Note how we went from a change which probably took less than a minute to do to the C++ version, to a change which is basically impossible in C to implement.

The only thing you could do in C is to manually replicate all the functionality of the matrix type for each numerical type you want to use (especially for the numericals that need to be used in a special way, such as the arbitrary precision libraries). It's simply impossible to make a generic matrix implementation that would work with all user-defined numerical types.

What's worse, you will also need to replicate all the data container code you want to use the different matrix types with. In the same way as you can't create a generic matrix type in C, you can't create generic data containers for that generic matrix type, so the only solution is to replicate code for each distinct type.

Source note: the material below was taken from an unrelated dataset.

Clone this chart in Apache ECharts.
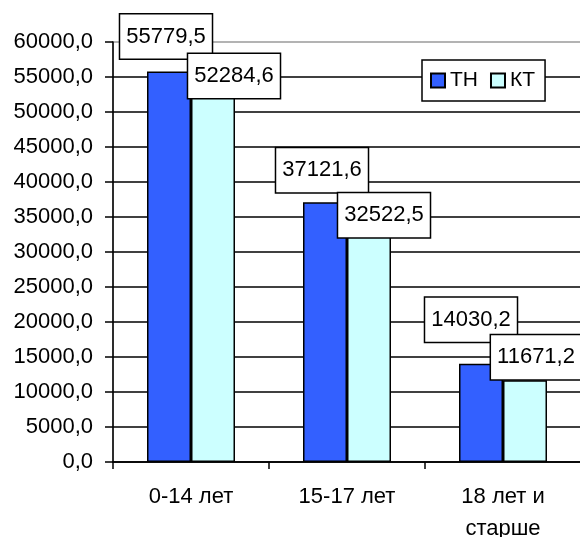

All this replication needs to be done by hand.

Technically speaking the same code replication is happening in the C++ version as well, but here it's the compiler who is making the replication automatically, not the programmer. This results in a program which is significantly simpler, shorter and easier to understand and maintain.

In conclusion

The example I described in this lengthy article is but just one of the reasons why C is so vastly inferior to C++. However, it's one of the main reasons, and something which comes up all the time in practical programs. You might not need a matrix class in your programs, but it just served to illustrate the inherent problems with C as a programming language, and how C++ completely exels at this kind of programming.

The internet is full of people defending C as the superior language, and denigrating C++. These people are complete idiots and morons, and they have absolutely no idea what they are talking about.

In conclusion, the reason why C is so vastly inferior to C++ as described in this article can be summarized with one single sentence: C has no support for RAII nor templates, while C++ does. Those are two of the most important features that make C++ by far the superior language.